Compiler Optimizations for Constant-sized Slices
Starting with Go 1.24 (and refined in later releases), the compiler can place the backing array of a slice on the stack if it can prove the slice never exceeds a certain size. For example, if you know you will always process at most 10 tasks, you could write:
const maxTasks = 10
func process(c chan task) {
tasks := make([]task, 0, maxTasks)
for t := range c {
tasks = append(tasks, t)
}
processAll(tasks)
}With a fixed capacity, the compiler recognizes that the backing array is stack-allocatable. This eliminates all heap allocations for the slice, reducing GC pressure and improving performance. Even without an explicit capacity, the compiler now performs escape analysis that can often prove small slices stay within a bound and allocate them on the stack.
Broader Impact and Future Work
These optimizations are part of a broader effort to minimize heap usage in Go. Similar improvements are being applied to other data structures and allocation patterns. The Go team continues to explore ways to extend stack allocation to more scenarios, such as dynamically sized slices that grow within a limited range. Each improvement reduces the load on the garbage collector and makes Go programs faster and more predictable.

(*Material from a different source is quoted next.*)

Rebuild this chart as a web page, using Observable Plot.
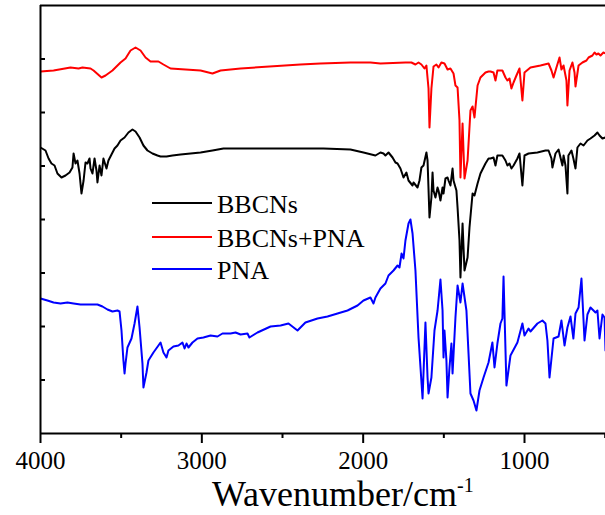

For developers, the key takeaway is that writing code with clear size bounds can help the compiler make better optimization decisions. Using make with a pre-allocated capacity not only avoids repeated growth but also enables stack allocation in many cases. As Go evolves, more patterns will benefit from these automatic stack-placement optimizations, allowing you to focus on logic while the runtime handles memory efficiently.